Simulations were carried out to study the dynamic response of the real power grid under the measured wind power. The features of the measured oscillation in both time and frequency domains in Figure 3 are regarded as a sample for comparison and contrast. This oscillation is measured from 22:45:00 to 22:45:40 on 1 January 2015. The measured system power flow at 22:45:00 is chosen as the original state of power grid operation. The measured fluctuation of wind power from 22:45:00 to 22:45:40 is taken as the random excitation, and its characteristics in both time and frequency domains are shown in Figure 6. The maximum fluctuation of the wind power is close to 1.5 MW, and the energy mainly distributes on the frequency band of 0.1–0.3 Hz, which is the same as those displayed in Figure 5. The PSD of the measured wind power covers the inter-area oscillation mode frequency 0.176 Hz.

It has to be mentioned that in such a large-scale power grid, there are tens of wind farms operating within the power grid, so this wind farm is just one of those which contribute to the oscillations on the UHV tie line. By the end of 2014, the installed capacity of wind turbines in NCPG and CCPG had already surpassed 30,000 MW, and the maximum output power was about 20,000 MW. However, it is difficult for the simulation software to integrate all these wind farms into the simulation system. To deal with this issue, two aggregated wind farms are connected to two buses, respectively, located near the UHV tie line. Their output active power is then enlarged to 380 times the measured wind power to represent the contributions of all wind farms in the power grid.

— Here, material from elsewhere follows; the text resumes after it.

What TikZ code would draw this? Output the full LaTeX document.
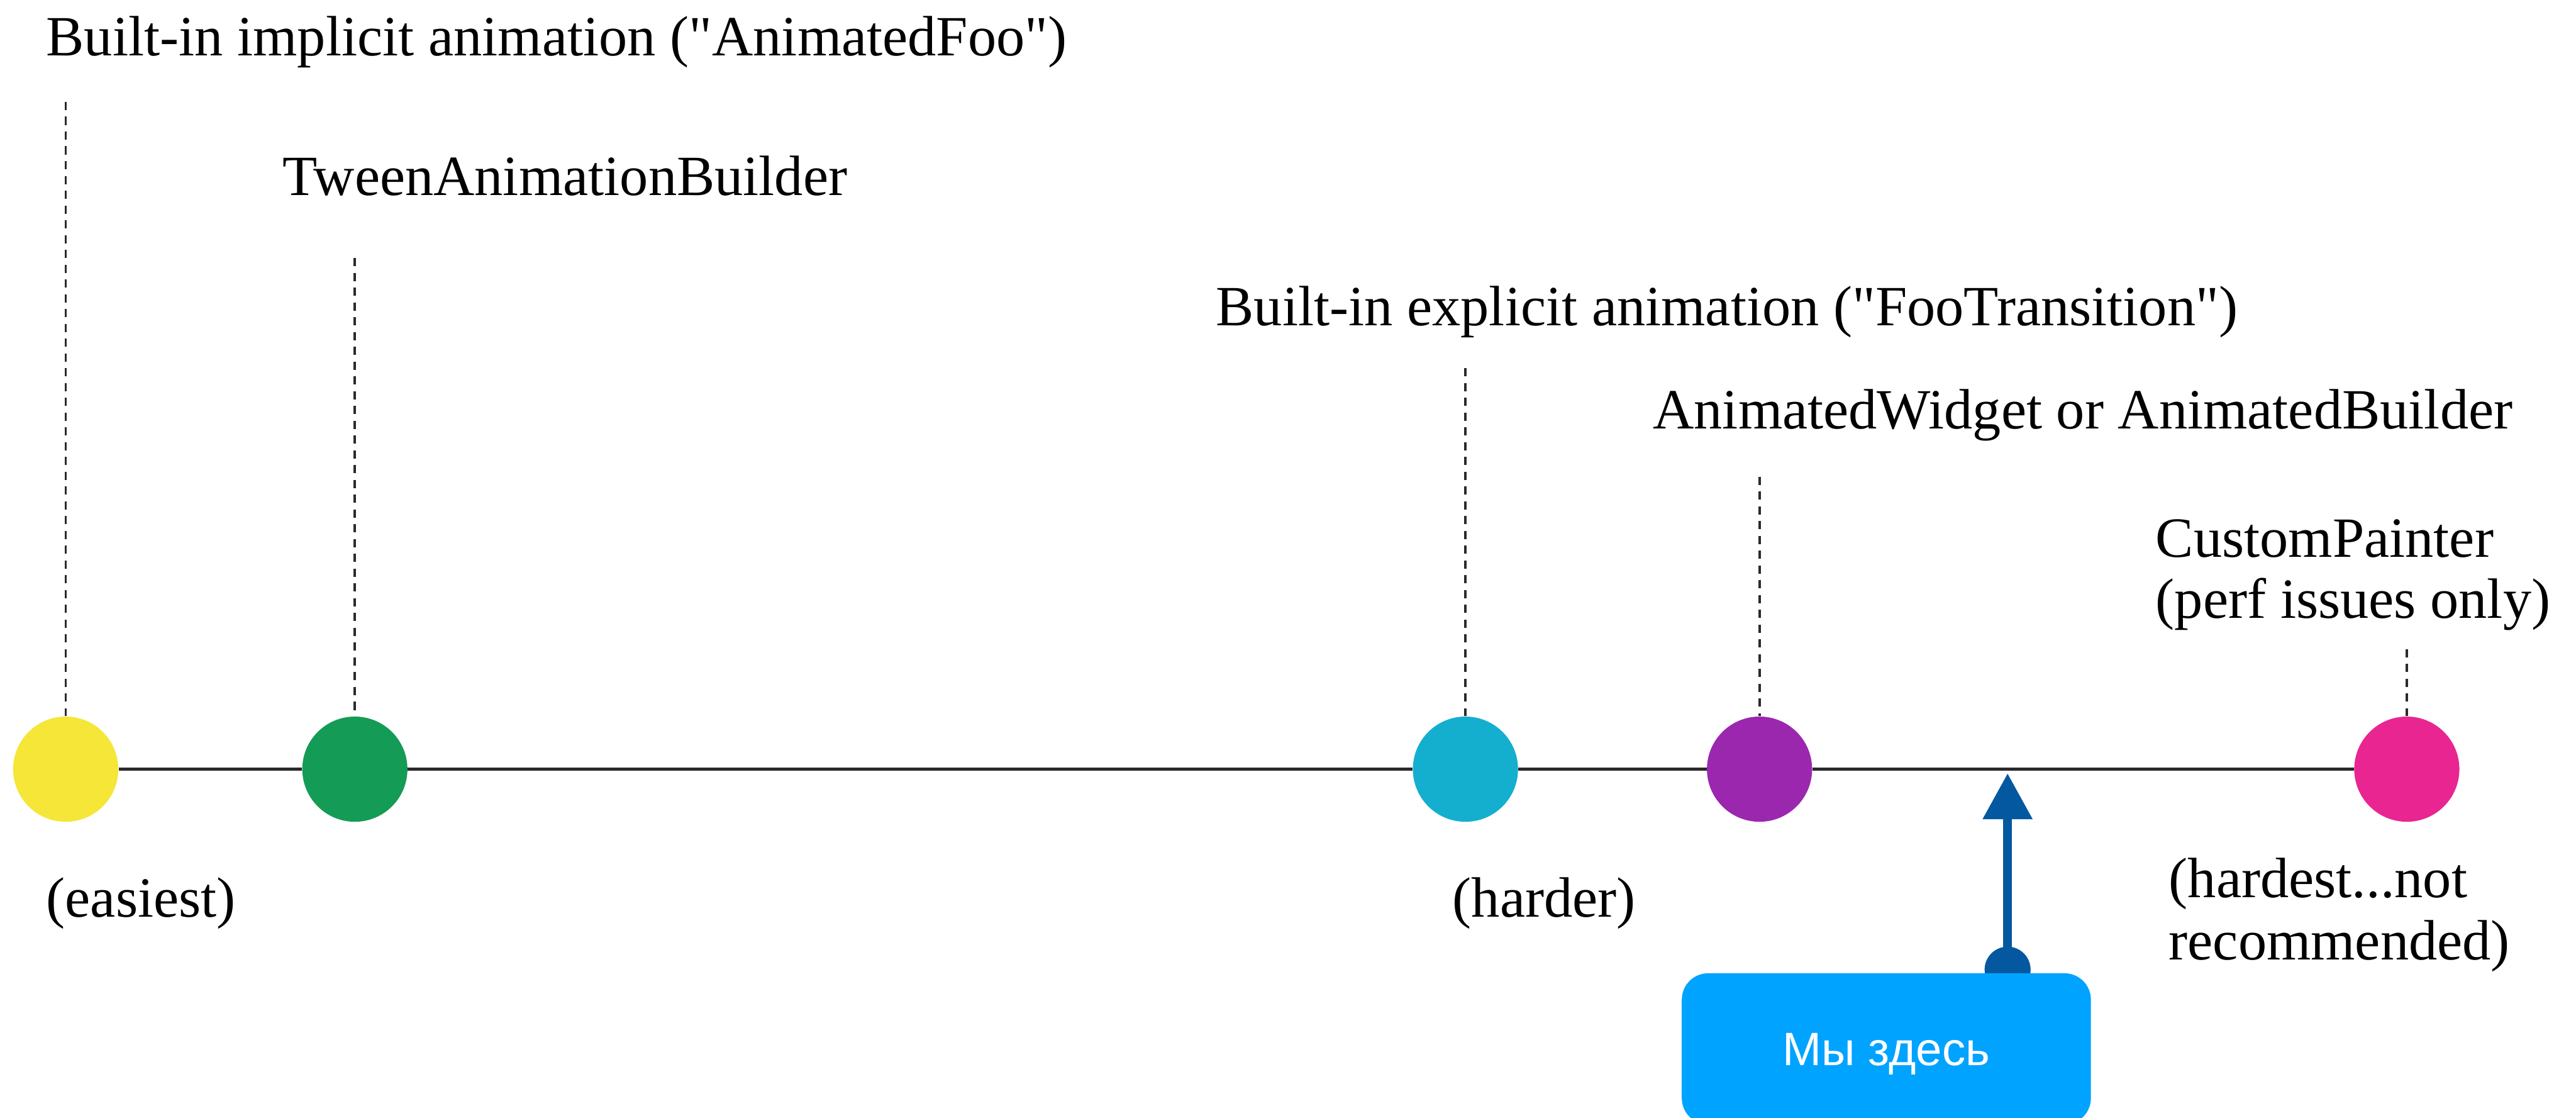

Simulations are carried out, and the dynamics of the active power on the UHV tie line and its PSD are shown in Figure 7. From Figure 7a, a forced oscillation is generated because the system natural oscillation frequency is covered by the frequency band of wind power fluctuation. The shape of the PSD of the simulated oscillation is sharp, and has the peak value at 0.175 Hz, as shown in Figure 7b. These features coincide well with the GFO properties which have been illustrated by dotted lines in Figure 4. Subsequently, the measured UHV tie line oscillation (shown in Figure 3) is compared with the simulated dynamics. It can be seen that frequency-domain properties of the two oscillations are similar with each other, in terms of the shape of the PSD and the frequency where the PSD reaches the peak value.

It can be concluded from the simulations that oscillations observed on the UHV tie line could be regarded as GFO, which are induced by narrow-band excitations, such as wind power fluctuations. Meanwhile, the measured oscillations also provide a practical validation of the GFO mechanism. The GFO phenomenon is observed in real power grids and explained well using the GFO mechanism.

5. Conclusions

In this paper, the GFO mechanism has been applied to study the inter-area oscillations observed in a real power gird of China. The principle of the GFO indicated that if the frequency bands of the random excitation cover the natural oscillations frequencies of the power grid, a random oscillation with frequency bands around the covered frequencies would be excited. The inter-area oscillations observed in this real power grids have features like medium-sized amplitude, frequent occurrence, strong randomness in time domain and sharp wave shape in frequency domain. It has been proved that the observed inter-area oscillation is the GFO caused by the wind power fluctuations, where the PSD of the wind power covers the frequency of the inter-area oscillation mode. The properties of wind power such as its small intensity and the long-term excitation to the power grids also provide further evidence in support of this conclusion. The inter-area oscillations are well explained by the GFO mechanism and the GFO phenomenon has been observed for the first time in the real power grids of China.